= Stanislas Niedzielski =

Polish pianist

Stanislas Niedzielski (1905-1975) was a Polish pianist, noted for his playing of Chopin. His given name is also seen as Stanislaw or Stanislaus.

==Early life==
He was born in Warsaw, Poland in 1905 and studied with Józef Śliwiński and Henryk Opieński in Poland, and with Ignacy Jan Paderewski in Switzerland. He gave his first concert in London in 1925. He played Cyril Scott's Piano Concerto No. 1 in March 1928, with the Bournemouth Symphony Orchestra under Sir Dan Godfrey (the source refers to him as a "teenager", but he appears to have been about 23).

==Career==
On 18 January 1930, in Madrid, he gave the first performance of Joaquín Turina's Contes d'Espagne, Set II, Op. 47.

He toured to many countries, including frequent performances in South Africa, Mauritius, Australia and New Zealand.

For a performance at Birmingham Town Hall around 1950 he brought his own piano in a box trailer towed behind his car.

Niedzielski is not well known today, but he had a commanding technique as shown in his own paraphrase on Johann Strauss II's A Thousand and One Nights Waltz, Op. 346, recorded in London in 1930.

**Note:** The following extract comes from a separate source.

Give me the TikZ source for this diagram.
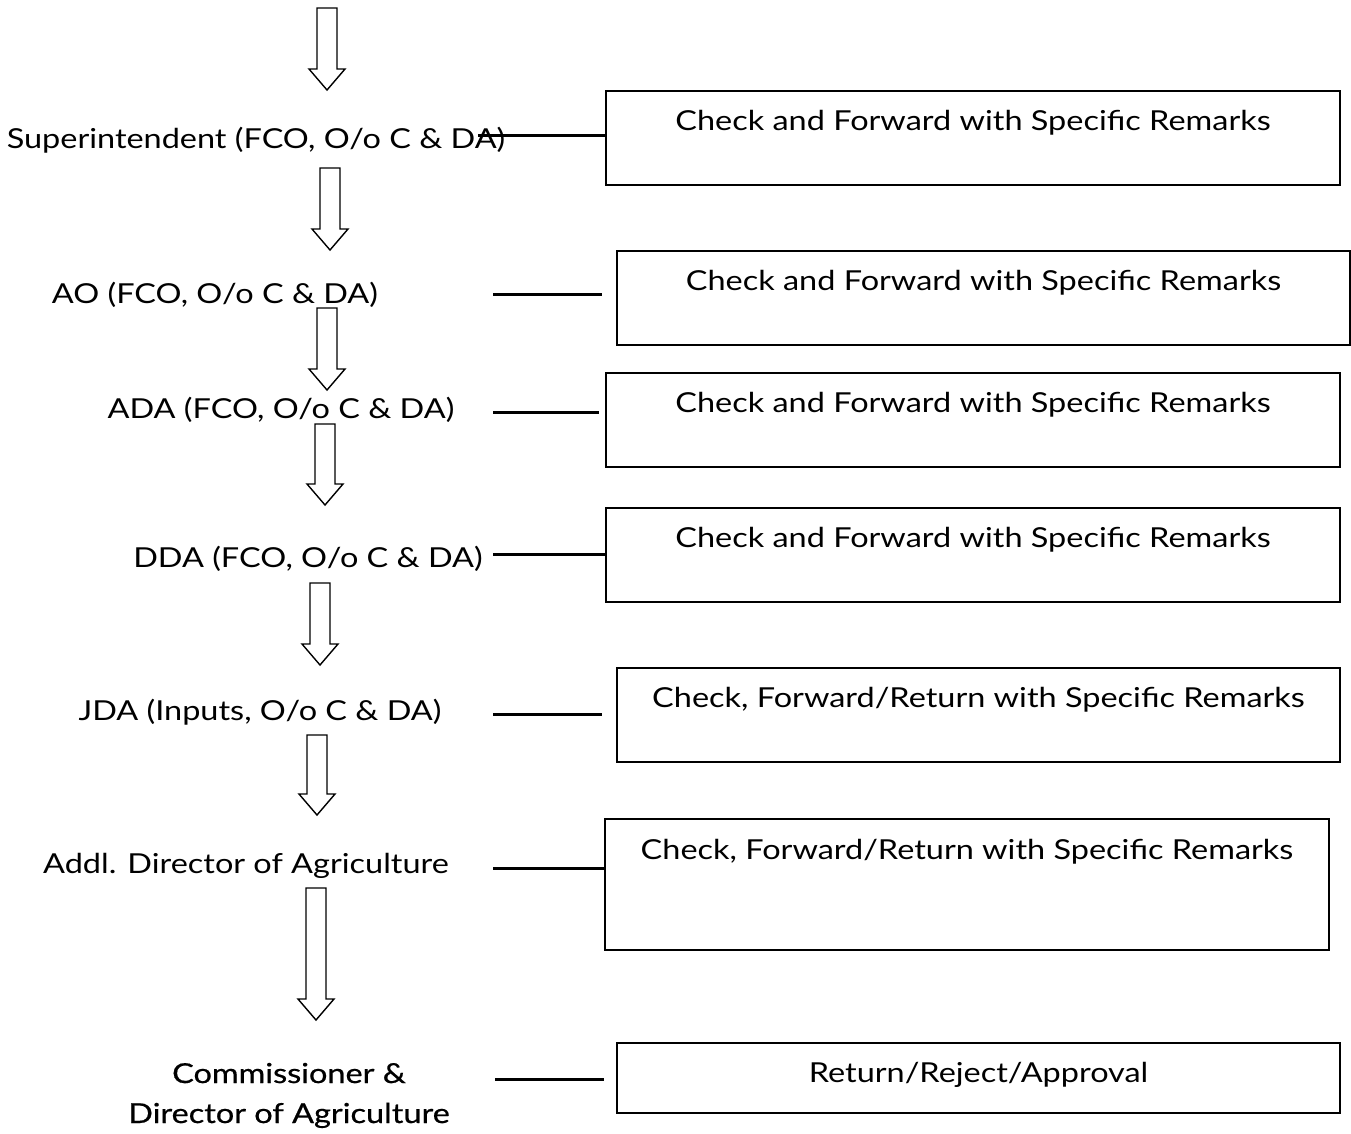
\documentclass[tikz,border=0pt]{standalone}
\usepackage{fontspec}
\setmainfont{Lato}[FakeStretch=1.18]
\newfontfamily\headfont{Lato}[FakeStretch=1.18,FakeBold=0.6]
\begin{document}
\begin{tikzpicture}[x=1pt,y=-1pt,
  lbl/.style={font=\fontsize{27.5}{32}\selectfont, inner sep=0pt, anchor=base},
  headlbl/.style={font=\headfont\fontsize{27.5}{32}\selectfont, inner sep=0pt, anchor=base},
  remarkbox/.style={draw, line width=1.6pt, inner sep=0pt},
  remark/.style={font=\fontsize{27.5}{32}\selectfont, inner sep=0pt, anchor=base},
  link/.style={line width=3pt},
  blk/.style={draw, line width=1.4pt, fill=white, line join=miter}]
\useasboundingbox (0,0) rectangle (1351,1133);

% hollow block arrow pointing down: centre x, top y, bottom y
\newcommand\dnarrow[3]{%
  \draw[blk] ({#1-10},#2) -- ({#1+10},#2) -- ({#1+10},{#3-21}) -- ({#1+18},{#3-21})
    -- (#1,#3) -- ({#1-18},{#3-21}) -- ({#1-10},{#3-21}) -- cycle;}

% officers
\node[lbl] (s1) at (256,148) {Superintendent (FCO, O/o C \& DA)};
\node[lbl] (s2) at (215,303) {AO (FCO, O/o C \& DA)};
\node[lbl] (s3) at (281,418) {ADA (FCO, O/o C \& DA)};
\node[lbl] (s4) at (308,567) {DDA (FCO, O/o C \& DA)};
\node[lbl] (s5) at (260,720) {JDA (Inputs, O/o C \& DA)};
\node[lbl] (s6) at (246,873) {Addl. Director of Agriculture};
\node[headlbl] (s7a) at (289,1083) {Commissioner \&};
\node[headlbl] (s7b) at (289,1123) {Director of Agriculture};

% flow arrows
\dnarrow{327}{8}{90}
\dnarrow{330}{168}{250}
\dnarrow{327}{308}{390}
\dnarrow{325}{424}{505}
\dnarrow{320}{583}{665}
\dnarrow{317}{735}{815}
\dnarrow{316}{888}{1020}

% remark boxes
\node[remarkbox, minimum width=734, minimum height=94] (b1) at (973,138) {};
\node[remarkbox, minimum width=733, minimum height=94] (b2) at (983.5,298) {};
\node[remarkbox, minimum width=734, minimum height=94] (b3) at (973,420) {};
\node[remarkbox, minimum width=734, minimum height=94] (b4) at (973,555) {};
\node[remarkbox, minimum width=723, minimum height=94] (b5) at (978.5,715) {};
\node[remarkbox, minimum width=724, minimum height=131] (b6) at (967,884.5) {};
\node[remarkbox, minimum width=723, minimum height=70] (b7) at (978.5,1078) {};

\node[remark] (t1) at ([yshift=-40pt]b1.north) {Check and Forward with Specific Remarks};
\node[remark] (t2) at ([yshift=-40pt]b2.north) {Check and Forward with Specific Remarks};
\node[remark] (t3) at ([yshift=-40pt]b3.north) {Check and Forward with Specific Remarks};
\node[remark] (t4) at ([yshift=-40pt]b4.north) {Check and Forward with Specific Remarks};
\node[remark] (t5) at ([yshift=-40pt]b5.north) {Check, Forward/Return with Specific Remarks};
\node[remark] (t6) at ([yshift=-41pt]b6.north) {Check, Forward/Return with Specific Remarks};
\node[remark] (t7) at ([yshift=-40pt]b7.north) {Return/Reject/Approval};

% connectors from officers to their remark boxes
\coordinate (c1) at (478,135);
\coordinate (c2) at (493,294);
\coordinate (c3) at (493,412);
\coordinate (c4) at (493,554);
\coordinate (c5) at (493,714);
\coordinate (c6) at (493,868);
\coordinate (c7) at (495,1079);
\draw[link] (c1) -- (c1 -| b1.west);
\draw[link] (c2) -- ([xshift=-14pt]c2 -| b2.west);
\draw[link] (c3) -- ([xshift=-6pt]c3 -| b3.west);
\draw[link] (c4) -- (c4 -| b4.west);
\draw[link] (c5) -- ([xshift=-14pt]c5 -| b5.west);
\draw[link] (c6) -- (c6 -| b6.west);
\draw[link] (c7) -- ([xshift=-12pt]c7 -| b7.west);
\end{tikzpicture}
\end{document}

His recordings are now rare (some have been reissued on CD in recent years):
- Chopin: Ballade, Scherzo, Polonaise, Impromptu, Mazurkas
- Chopin: Sonata No. 2 in B flat minor; nine études
- Chopin: Mazurkas (selection; 1931)
- Liszt: Liebestraum No. 2
- Mozart: Piano Sonata No. 11 in A
- Ludomir Różycki: Légende
- Schumann: Symphonic Studies, Op. 13
- Johann Strauss II arr. Niedzielski: A Thousand and One Nights, Op. 346
- pieces by Claude Debussy, Federico Mompou and others.

==Personal life==
He settled in Paris, dying there in 1975 of a tropical disease contracted during an African tour.